Adding both sides of the 1982 single “After Dinner”/”Cymbals at Dawn,” Recommended rereleased the brief Glass Tube in Europe as After Dinner. (1982-1985 is a vinyl-only release of the same material.) With an “everything can be percussion” attitude, it’s the more eccentric sister of PiL’s The Flowers of Romance. Field recordings of birdsong bookend “An Accelerating Etude,” which ends with backwards tapes. On “Shovel & Little Lady,” Haco sings above a rising cacophony of drums. The album incorporates textures more often used as Foley effects. (Is that a snare or a block of wood getting chopped?) The songs skip around so much that they don’t quite fully sink in, with “Soknya-Doll” being the most accessible.

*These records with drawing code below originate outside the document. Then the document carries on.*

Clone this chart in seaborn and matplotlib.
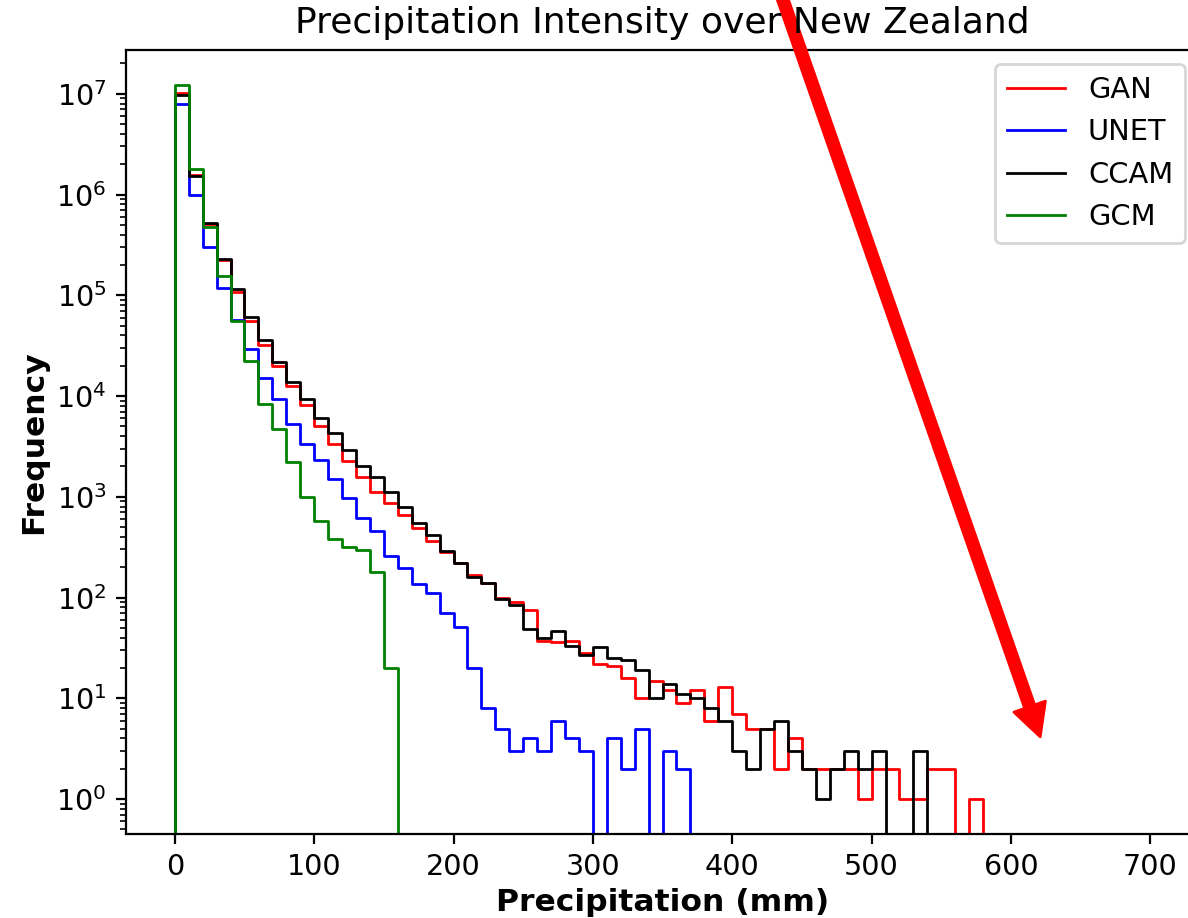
import numpy as np
import pandas as pd
import seaborn as sns
import matplotlib.pyplot as plt

# histogram counts per 10 mm bin, bins 0-10, 10-20, ..., 570-580
gan = [1.03e7, 1.57e6, 5.1e5, 2.25e5, 1.07e5, 5.6e4, 3.2e4, 1.97e4, 1.25e4, 8.1e3,
       5.05e3, 3.34e3, 2.28e3, 1.58e3, 1.11e3, 861, 655, 493, 362, 282,
       221, 166, 140, 98, 90, 75, 37, 36, 37, 28,
       22, 21, 16, 10, 15, 12, 9, 12, 6, 13,
       7, 5, 5, 2, 4, 2, 2, 2, 2, 1,
       2, 2, 1, 1, 2, 2, 0, 1]
unet = [7.96e6, 9.8e5, 3.0e5, 1.19e5, 5.7e4, 2.9e4, 1.52e4, 9.3e3, 5.25e3, 3.34e3,
        2.3e3, 1.5e3, 973, 617, 461, 258, 195, 137, 110, 70,
        51, 20, 8, 5, 3, 4, 3, 6, 4, 3,
        0, 4, 2, 5, 0, 3, 2, 0, 0, 0,
        0, 0, 0, 0, 0, 0, 0, 0, 0, 0,
        0, 0, 0, 0, 0, 0, 0, 0]
ccam = [0.98e7, 1.53e6, 5.27e5, 2.31e5, 1.15e5, 6.15e4, 3.6e4, 2.16e4, 1.39e4, 9.3e3,
        6.1e3, 4.27e3, 2.94e3, 2.04e3, 1.57e3, 1.11e3, 795, 548, 420, 291,
        220, 160, 140, 97, 85, 49, 40, 47, 33, 27,
        32, 25, 24, 19, 10, 14, 11, 10, 8, 6,
        3, 2, 5, 6, 3, 2, 1, 2, 3, 2,
        3, 0, 0, 3, 0, 0, 0, 0]
gcm = [1.21e7, 1.80e6, 4.8e5, 1.54e5, 5.6e4, 2.24e4, 8.4e3, 4.7e3, 2.2e3, 990,
       580, 381, 320, 297, 179, 20, 0, 0, 0, 0,
       0, 0, 0, 0, 0, 0, 0, 0, 0, 0,
       0, 0, 0, 0, 0, 0, 0, 0, 0, 0,
       0, 0, 0, 0, 0, 0, 0, 0, 0, 0,
       0, 0, 0, 0, 0, 0, 0, 0]

series = [('GAN', gan, 'red'), ('UNET', unet, 'blue'),
          ('CCAM', ccam, 'black'), ('GCM', gcm, 'green')]

bin_width = 10
# one empty bin either side so the step outline drops to the axis
edges = list(range(-bin_width, 590 + bin_width, bin_width))
centers = np.arange(len(gan)) * bin_width + bin_width / 2

fig = plt.figure(figsize=(5.94, 4.59), dpi=200)
ax = fig.add_axes([0.1061, 0.0915, 0.9032, 0.8540])

for name, counts, col in series:
    df = pd.DataFrame({'precip': centers, 'count': counts})
    sns.histplot(data=df, x='precip', weights='count', bins=edges, element='step',
                 fill=False, color=col, linewidth=1.0, label=name, ax=ax)

ax.set_yscale('log')
ax.set_xlim(-35, 735)
ax.set_ylim(0.45, 2.72e7)
ax.tick_params(labelsize=10.3)
ax.set_title('Precipitation Intensity over New Zealand', fontsize=13)
ax.set_xlabel('Precipitation (mm)', fontsize=11.3, fontweight='bold', labelpad=2.5)
ax.set_ylabel('Frequency', fontsize=11.3, fontweight='bold', labelpad=3)
ax.legend(loc='upper right', fontsize=10.4)

# big red arrow pointing at the empty tail
ax.annotate('', xy=(621, 4.15), xycoords='data',
            xytext=(0.6526, 1.024), textcoords='figure fraction',
            arrowprops=dict(facecolor='red', edgecolor='red', width=3.8,
                            headwidth=12, headlength=11.5, shrink=0),
            annotation_clip=False)

plt.savefig('out.png', dpi=200)
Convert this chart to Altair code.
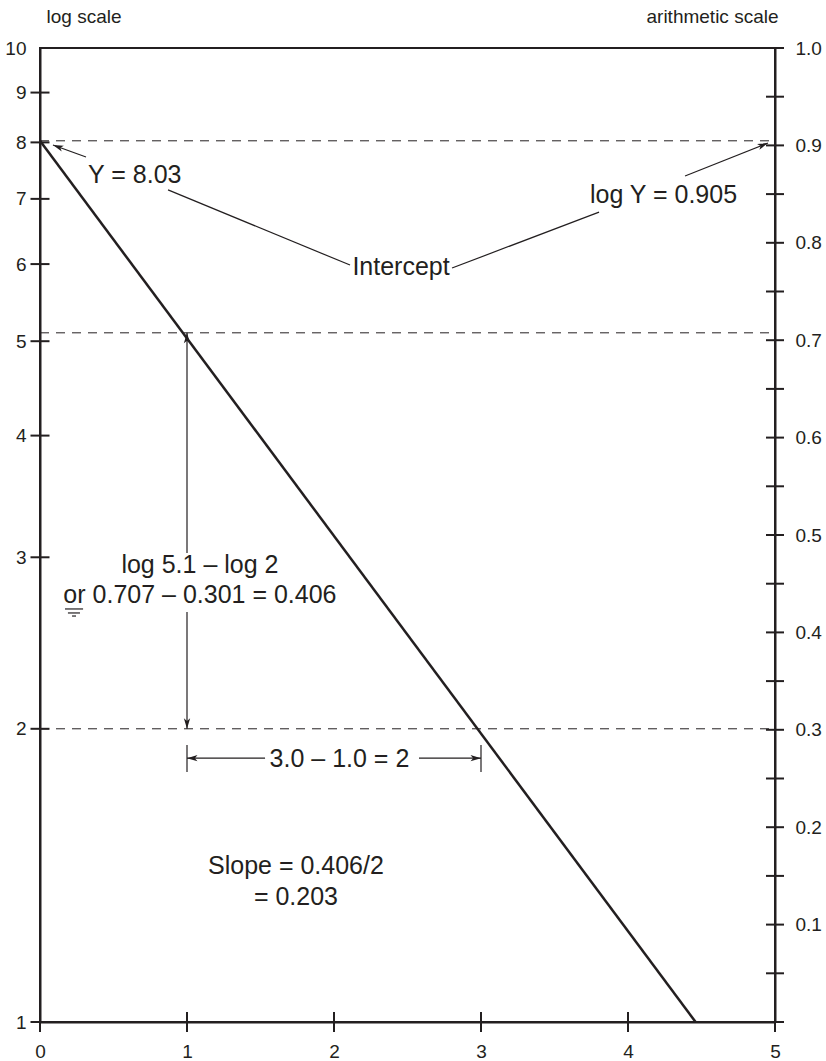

The Souvenir Cassette was recorded on a Walkman during After Dinner’s first European tour, then issued as a bonus with Recommended’s release of After Dinner. Its current incarnation adds eight songs taken from later tours to the original 10. As one might guess, the sound quality is fuzzy, but with a more limited array of instruments than they could access in the studio, After Dinner make their best attempt to rework their songs. A better recording might have brought out new power in their sound, with heavier guitar and drums than Glass Tube, but the bootleg-level murk means that it holds up mostly as an addendum to their studio albums rather than a work to be enjoyed on its own.
Paradise of Replica introduces a newly strengthened feel for songwriting, as unusual as it is. Rather than verse-chorus-verse structures, the songs are organized by rhythm and timbre. There’s a consistent method to the madness, which rewards active, repeated listening. “A Walnut” leans towards baroque psychedelic pop, changing time signatures so often that it sounds like a medley. Haco’s vocals show tremendous range, jumping over the melody from note to note and ascending from a childlike coo to operatic extremes. The uncommonly concise “Kitchen Life I” brings guitar and marimba to the fore. The eight-minute “KA-NO-PU-SU-NO-HA-KO,” written about Haco’s reaction to a museum exhibit of Egyptian mummies, lets its dynamics play out at length, repeatedly stopping and starting. Her voice delivers an extended, emotional rumination, especially during the section dominated by violin and gong. The CD, released in 2000, adds four remixes, although they’re no longer contained on the version available from Bandcamp. Paradise of Replica is the deepest iteration of the practice of liberation via play running through After Dinner’s brief oeuvre.